REQUIREMENTS: Set out every line bearing the string "that".

GIVEN ENTRIES:
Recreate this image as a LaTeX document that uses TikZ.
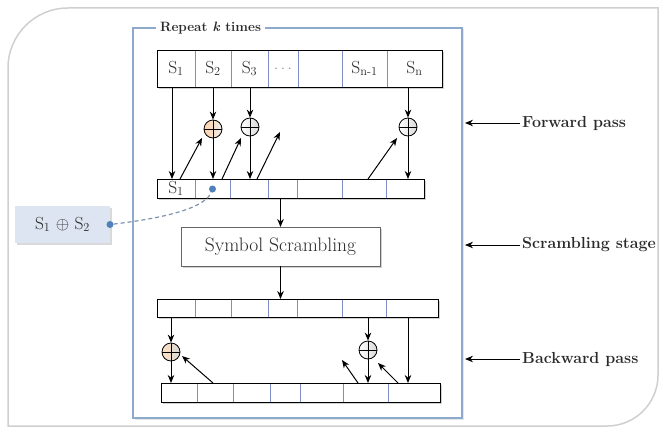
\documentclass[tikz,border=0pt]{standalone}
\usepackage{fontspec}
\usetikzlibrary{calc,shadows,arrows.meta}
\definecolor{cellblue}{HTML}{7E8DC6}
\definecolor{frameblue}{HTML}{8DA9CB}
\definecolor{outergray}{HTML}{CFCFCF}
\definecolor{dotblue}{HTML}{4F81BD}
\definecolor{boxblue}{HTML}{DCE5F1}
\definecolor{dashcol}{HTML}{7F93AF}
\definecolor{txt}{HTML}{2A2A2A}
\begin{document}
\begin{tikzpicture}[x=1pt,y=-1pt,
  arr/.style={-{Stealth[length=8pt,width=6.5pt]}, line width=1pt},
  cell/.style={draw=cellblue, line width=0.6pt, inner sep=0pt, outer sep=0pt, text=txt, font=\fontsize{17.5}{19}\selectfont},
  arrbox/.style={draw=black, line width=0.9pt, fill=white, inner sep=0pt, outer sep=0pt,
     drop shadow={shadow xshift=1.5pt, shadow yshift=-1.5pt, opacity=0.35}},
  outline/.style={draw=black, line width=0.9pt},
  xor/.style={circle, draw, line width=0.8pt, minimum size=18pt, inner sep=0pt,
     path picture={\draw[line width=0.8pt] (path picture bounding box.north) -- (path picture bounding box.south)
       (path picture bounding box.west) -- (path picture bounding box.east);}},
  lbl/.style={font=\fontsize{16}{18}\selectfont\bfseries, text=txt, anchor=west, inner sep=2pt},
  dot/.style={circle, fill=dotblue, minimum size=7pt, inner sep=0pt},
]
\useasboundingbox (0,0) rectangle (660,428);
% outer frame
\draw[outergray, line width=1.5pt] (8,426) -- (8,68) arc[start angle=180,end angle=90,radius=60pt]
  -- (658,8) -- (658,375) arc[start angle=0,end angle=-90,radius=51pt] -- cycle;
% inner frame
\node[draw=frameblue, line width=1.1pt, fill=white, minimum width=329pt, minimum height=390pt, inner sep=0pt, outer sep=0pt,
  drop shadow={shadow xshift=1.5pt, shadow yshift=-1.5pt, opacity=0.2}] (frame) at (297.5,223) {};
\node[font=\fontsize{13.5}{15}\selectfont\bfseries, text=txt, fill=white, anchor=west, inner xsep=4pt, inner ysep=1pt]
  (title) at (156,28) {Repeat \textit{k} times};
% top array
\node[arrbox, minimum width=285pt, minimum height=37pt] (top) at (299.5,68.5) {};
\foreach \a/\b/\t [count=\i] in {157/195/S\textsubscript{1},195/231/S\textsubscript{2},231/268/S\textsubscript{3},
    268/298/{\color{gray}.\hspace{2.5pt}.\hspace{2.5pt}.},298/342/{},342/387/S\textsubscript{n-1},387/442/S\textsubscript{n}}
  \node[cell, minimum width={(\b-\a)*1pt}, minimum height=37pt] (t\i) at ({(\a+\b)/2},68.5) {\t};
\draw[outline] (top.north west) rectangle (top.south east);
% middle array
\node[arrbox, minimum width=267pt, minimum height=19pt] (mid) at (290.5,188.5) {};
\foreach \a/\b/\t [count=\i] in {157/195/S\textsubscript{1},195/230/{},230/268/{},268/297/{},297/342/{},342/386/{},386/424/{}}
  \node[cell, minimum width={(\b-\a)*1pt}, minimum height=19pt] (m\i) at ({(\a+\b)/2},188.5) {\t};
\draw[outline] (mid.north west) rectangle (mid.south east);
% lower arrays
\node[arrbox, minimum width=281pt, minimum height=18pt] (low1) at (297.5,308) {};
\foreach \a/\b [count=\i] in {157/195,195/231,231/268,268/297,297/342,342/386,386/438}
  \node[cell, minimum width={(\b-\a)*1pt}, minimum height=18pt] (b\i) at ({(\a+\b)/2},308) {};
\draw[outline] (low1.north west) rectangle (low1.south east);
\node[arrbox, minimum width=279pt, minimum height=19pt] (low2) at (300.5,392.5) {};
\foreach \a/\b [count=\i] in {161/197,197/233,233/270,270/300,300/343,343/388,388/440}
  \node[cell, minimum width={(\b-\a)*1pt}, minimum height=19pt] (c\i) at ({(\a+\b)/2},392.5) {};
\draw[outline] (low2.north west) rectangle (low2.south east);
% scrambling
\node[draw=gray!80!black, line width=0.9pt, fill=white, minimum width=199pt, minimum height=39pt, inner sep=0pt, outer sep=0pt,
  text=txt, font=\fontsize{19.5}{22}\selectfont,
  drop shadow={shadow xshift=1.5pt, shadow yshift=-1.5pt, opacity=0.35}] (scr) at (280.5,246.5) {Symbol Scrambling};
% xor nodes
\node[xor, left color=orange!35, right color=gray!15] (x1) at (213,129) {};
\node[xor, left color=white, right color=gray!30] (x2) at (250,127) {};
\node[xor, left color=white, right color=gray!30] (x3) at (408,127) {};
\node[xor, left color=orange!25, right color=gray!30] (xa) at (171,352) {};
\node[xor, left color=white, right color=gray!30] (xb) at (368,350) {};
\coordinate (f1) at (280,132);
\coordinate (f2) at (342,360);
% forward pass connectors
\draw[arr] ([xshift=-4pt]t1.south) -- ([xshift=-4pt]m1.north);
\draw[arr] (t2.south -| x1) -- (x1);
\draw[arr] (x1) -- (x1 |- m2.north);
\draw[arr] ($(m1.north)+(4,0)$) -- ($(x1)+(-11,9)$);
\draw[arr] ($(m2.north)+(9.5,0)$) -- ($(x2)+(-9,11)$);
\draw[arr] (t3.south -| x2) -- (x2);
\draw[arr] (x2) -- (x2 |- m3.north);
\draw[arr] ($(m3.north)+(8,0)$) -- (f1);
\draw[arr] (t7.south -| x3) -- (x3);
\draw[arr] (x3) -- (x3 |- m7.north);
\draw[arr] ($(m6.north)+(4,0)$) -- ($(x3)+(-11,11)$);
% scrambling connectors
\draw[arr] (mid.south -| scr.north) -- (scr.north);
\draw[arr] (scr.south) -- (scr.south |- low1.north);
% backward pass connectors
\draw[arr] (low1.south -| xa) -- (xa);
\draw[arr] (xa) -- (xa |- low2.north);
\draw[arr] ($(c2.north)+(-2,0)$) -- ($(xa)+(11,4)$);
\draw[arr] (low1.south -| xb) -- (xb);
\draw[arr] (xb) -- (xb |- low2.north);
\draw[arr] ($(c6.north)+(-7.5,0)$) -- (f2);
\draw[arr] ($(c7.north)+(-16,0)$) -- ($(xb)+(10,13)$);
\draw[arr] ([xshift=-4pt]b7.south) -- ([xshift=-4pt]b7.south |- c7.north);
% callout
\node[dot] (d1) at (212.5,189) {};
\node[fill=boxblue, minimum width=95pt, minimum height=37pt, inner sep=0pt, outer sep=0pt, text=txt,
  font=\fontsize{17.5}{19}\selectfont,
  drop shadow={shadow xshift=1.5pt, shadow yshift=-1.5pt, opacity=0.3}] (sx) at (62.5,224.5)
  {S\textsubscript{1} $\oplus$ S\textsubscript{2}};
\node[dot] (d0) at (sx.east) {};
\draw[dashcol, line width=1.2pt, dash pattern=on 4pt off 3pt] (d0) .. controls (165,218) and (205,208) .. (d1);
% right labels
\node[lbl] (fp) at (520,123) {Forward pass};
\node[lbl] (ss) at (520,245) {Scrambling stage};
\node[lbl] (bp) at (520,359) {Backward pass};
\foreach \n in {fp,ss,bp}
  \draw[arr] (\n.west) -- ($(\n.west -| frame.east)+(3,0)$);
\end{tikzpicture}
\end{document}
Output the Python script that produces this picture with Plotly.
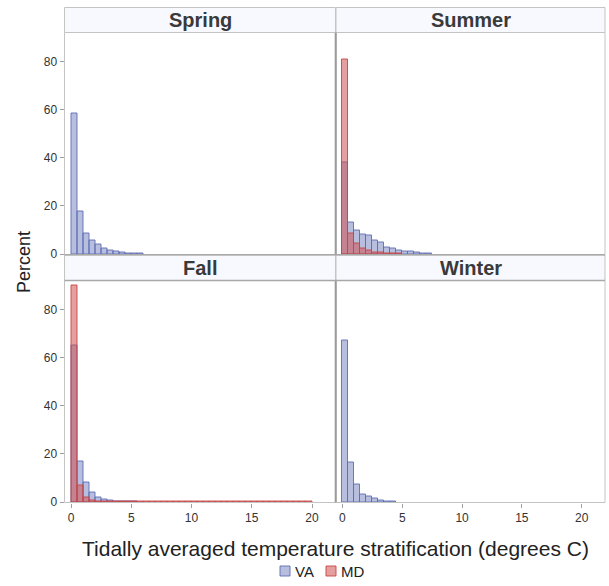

RESULT BELOW:
Recreate this image as a LaTeX document that uses TikZ.
Output the Python script that produces this picture with Plotly.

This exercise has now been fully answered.